* INFORMATION PROVIDED *
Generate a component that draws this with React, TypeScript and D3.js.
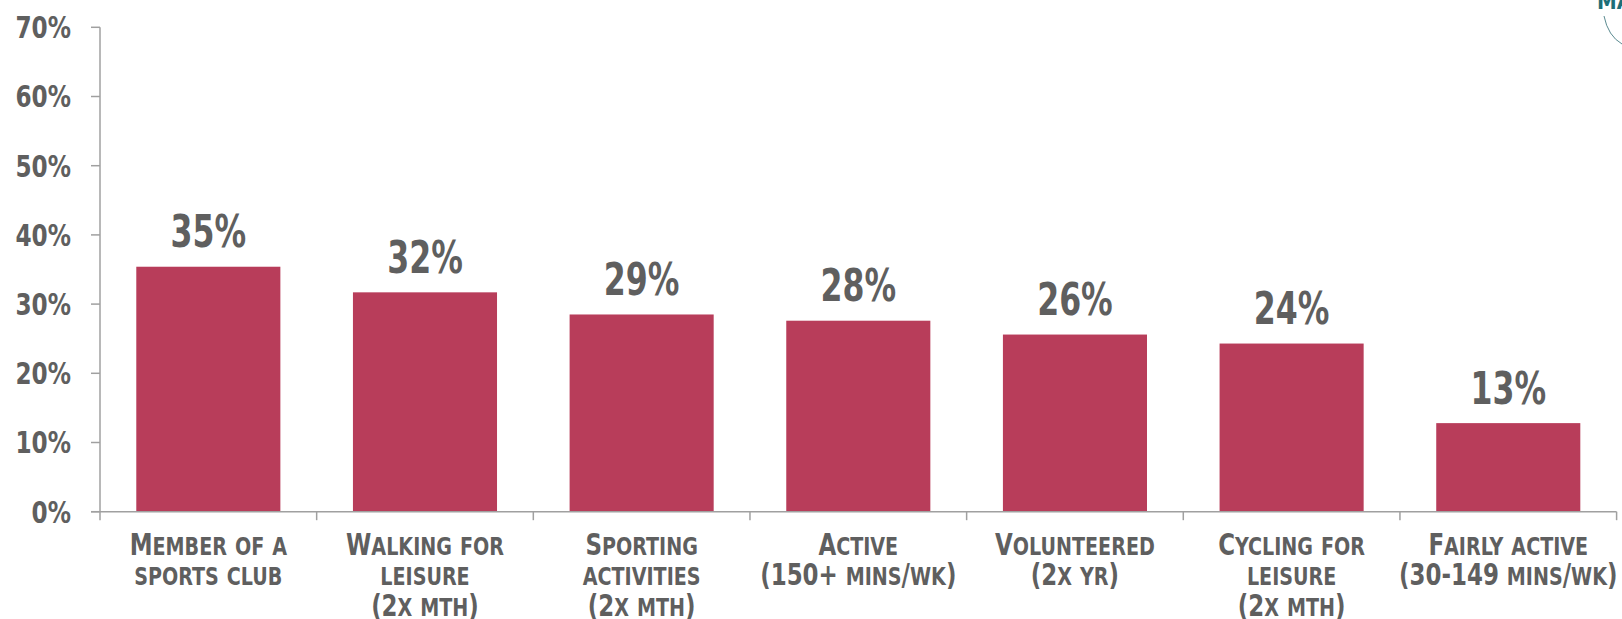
import React from "react";
import * as d3 from "d3";

const categories: string[][] = [
  ["Member of a", "sports club"],
  ["Walking for", "leisure", "(2x mth)"],
  ["Sporting", "activities", "(2x mth)"],
  ["Active", "(150+ mins/wk)"],
  ["Volunteered", "(2x yr)"],
  ["Cycling for", "leisure", "(2x mth)"],
  ["Fairly active", "(30-149 mins/wk)"],
];
const values: number[] = [35.4, 31.7, 28.5, 27.6, 25.6, 24.3, 12.8];
const valueLabels: string[] = ["35%", "32%", "29%", "28%", "26%", "24%", "13%"];
const yTicks: number[] = [0, 10, 20, 30, 40, 50, 60, 70];

const W = 1622;
const H = 619;
const FONT = "'DejaVu Sans Condensed', 'DejaVu Sans', sans-serif";
const TEXT = "#5f5f5f";
const AXIS = "#a0a0a0";
const BAR = "#b83d5a";

function smallCaps(s: string, big: number, small: number) {
  const runs: { t: string; lower: boolean }[] = [];
  for (const ch of s) {
    const lower = ch !== ch.toUpperCase() && ch === ch.toLowerCase();
    const last = runs[runs.length - 1];
    if (last && last.lower === lower) last.t += ch;
    else runs.push({ t: ch, lower });
  }
  return runs.map((r, i) => (
    <tspan key={i} fontSize={r.lower ? small : big}>
      {r.lower ? r.t.toUpperCase() : r.t}
    </tspan>
  ));
}

export default function App() {
  const keys = categories.map((c) => c.join(" "));
  const x = d3
    .scaleBand<string>()
    .domain(keys)
    .range([100, 1616.6])
    .paddingInner(0.335)
    .paddingOuter(0.1675);
  const y = d3.scaleLinear().domain([0, 70]).range([511.7, 27.3]);
  const step = x.step();
  const boundaries = d3.range(keys.length + 1).map((i) => 100 + i * step);

  return (
    <svg
      width={W}
      height={H}
      style={{ position: "absolute", left: 0, top: 0, background: "#fff" }}
      fontFamily={FONT}
    >
      {/* bars */}
      {values.map((v, i) => (
        <rect
          key={i}
          x={x(keys[i])!}
          y={y(v)}
          width={x.bandwidth()}
          height={y(0) - y(v)}
          fill={BAR}
        />
      ))}
      {/* y axis */}
      <line x1={100} x2={100} y1={y(70)} y2={y(0)} stroke={AXIS} strokeWidth={1.5} />
      {yTicks.map((t) => (
        <g key={t}>
          <line x1={91} x2={100} y1={y(t)} y2={y(t)} stroke={AXIS} strokeWidth={1.5} />
          <g transform={`translate(71,${y(t)}) scale(0.86,1)`}>
            <text
              dy="0.36em"
              textAnchor="end"
              fontSize={30}
              fontWeight="bold"
              fill={TEXT}
            >
              {t}%
            </text>
          </g>
        </g>
      ))}
      {/* x axis */}
      <line x1={91} x2={boundaries[boundaries.length - 1]} y1={y(0)} y2={y(0)} stroke={AXIS} strokeWidth={1.5} />
      {boundaries.map((bx, i) => (
        <line key={i} x1={bx} x2={bx} y1={y(0)} y2={y(0) + 8.5} stroke={AXIS} strokeWidth={1.5} />
      ))}
      {/* value labels */}
      {values.map((v, i) => (
        <g key={i} transform={`translate(${x(keys[i])! + x.bandwidth() / 2},${y(v) - 19.5}) scale(0.78,1)`}>
          <text textAnchor="middle" fontSize={45} fontWeight="bold" fill={TEXT}>
            {valueLabels[i]}
          </text>
        </g>
      ))}
      {/* category labels */}
      {categories.map((lines, i) => (
        <g key={i} transform={`translate(${x(keys[i])! + x.bandwidth() / 2},0) scale(0.85,1)`}>
          <text textAnchor="middle" fontWeight="bold" fill={TEXT}>
            {lines.map((ln, j) => (
              <tspan key={j} x={0} y={555 + j * 30.5}>
                {smallCaps(ln, 30, 25)}
              </tspan>
            ))}
          </text>
        </g>
      ))}
      {/* partial logo at top right */}
      <g>
        <text x={1597} y={9} fontSize={22} fontWeight="bold" fill="#1e6e78">
          MA
        </text>
        <path d="M1604,16 Q1608,36 1622,44" fill="none" stroke="#5a8a90" strokeWidth={1} />
      </g>
    </svg>
  );
}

* WORK REQUIRED *
For each line above that contains the word "React", copy that line.

* OUTPUT *
Generate a component that draws this with React, TypeScript and D3.js.
import React from "react";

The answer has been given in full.